RIYADH, May 14 (Reuters) - The former head of Saudi Arabia's Al-Haramain charity said on Saturday he was filing a lawsuit in the United States against senior officials including Condoleezza Rice for putting him on a U.N. terrorist blacklist.

Saudi Arabia shut down Al-Haramain Foundation last October, four months after Aqil al-Aqil's name was placed on the U.N. list of suspects linked to al Qaeda, Osama bin Laden and the Taliban, former rulers of Afghanistan, after a U.S. request.

Washington said the charity's international branches provided "financial, material and logistical" support to Saudi-born bin Laden's network, a charge Aqil repeatedly denied.

"Since my opponent is the American administration, which is working on the principle of 'guilty until proven innocent', then the way to clear my name is through the American judiciary," Aqil said in a statement.

"... I have decided to file a case against the American government in the federal court in Washington DC."

Alongside Rice, Aqil named Treasury Secretary John Snow, Attorney General Alberto Gonzales, and Juan Zarate, the U.S. Treasury's assistant secretary for terrorism financing.

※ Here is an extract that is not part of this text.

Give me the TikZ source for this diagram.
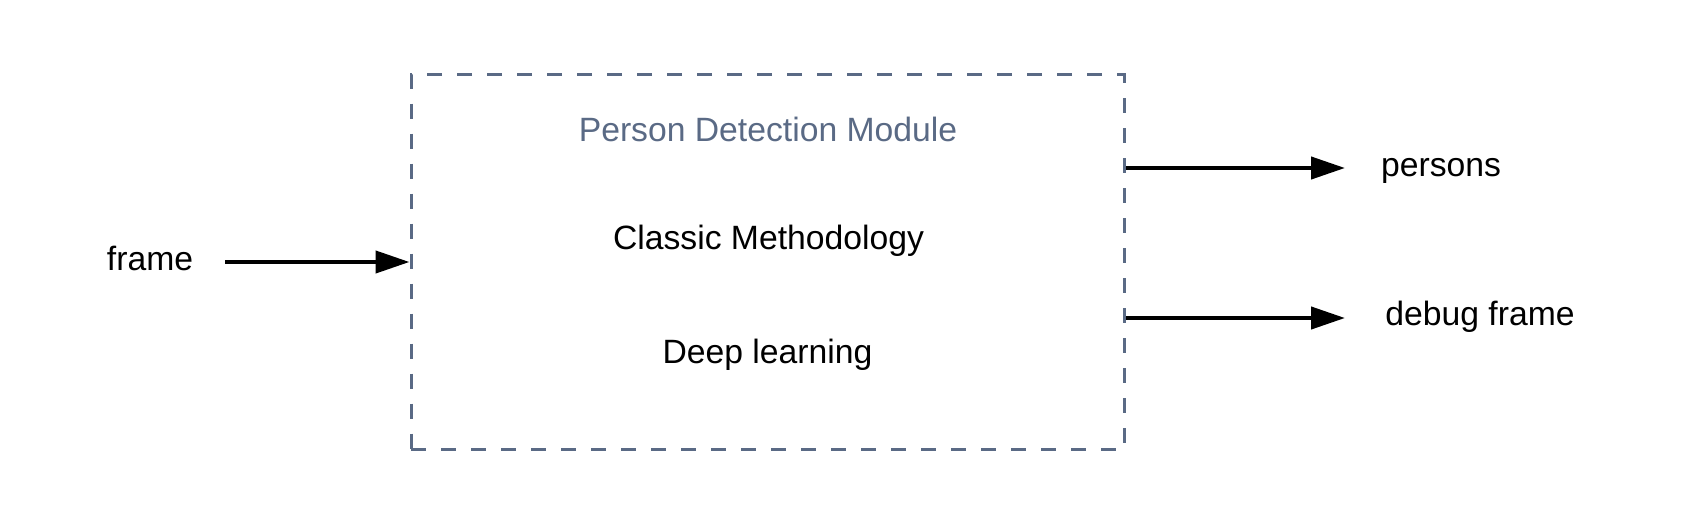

"I am not asking anything of the American judiciary -- which is known for its independence -- apart from justice," he said. Since the Sept. 11 attacks in the United States, carried out mainly by Saudis, Riyadh has tightened financial controls to stem any flow of cash to militants. U.S. officials say Saudi Arabia was the main source of al Qaeda funding before 2001. The kingdom shut down Al-Haramain and said last year it was folding its assets into a new group that will channel all Saudi charitable contributions abroad. Aqil said his own bank accounts had also been frozen, despite his efforts to show that Al-Haramain had "no link to terrorism, or the acts of al Qaeda, or what happened on Sept. 11". The organisation, founded in the early 1990s, used to raise around $50 million a year, making it one of the largest Saudi charities. It mixed international relief work with programmes to promote Saudi Arabia's austere Wahhabi Islam. It said it provided assistance and food to Muslims in East Africa, the Balkans, Chechnya and several Asian countries. It also built 1,300 mosques, sponsored 3,000 preachers and produced 20 million religious pamphlets, Al-Haramain officials said. But in March 2002 the United States listed the foundation's offices in Bosnia and Somalia as "terrorist organisations". Two years later it added Al-Haramain's branches in Afghanistan, Albania, Bangladesh, Ethiopia and the Netherlands to the list.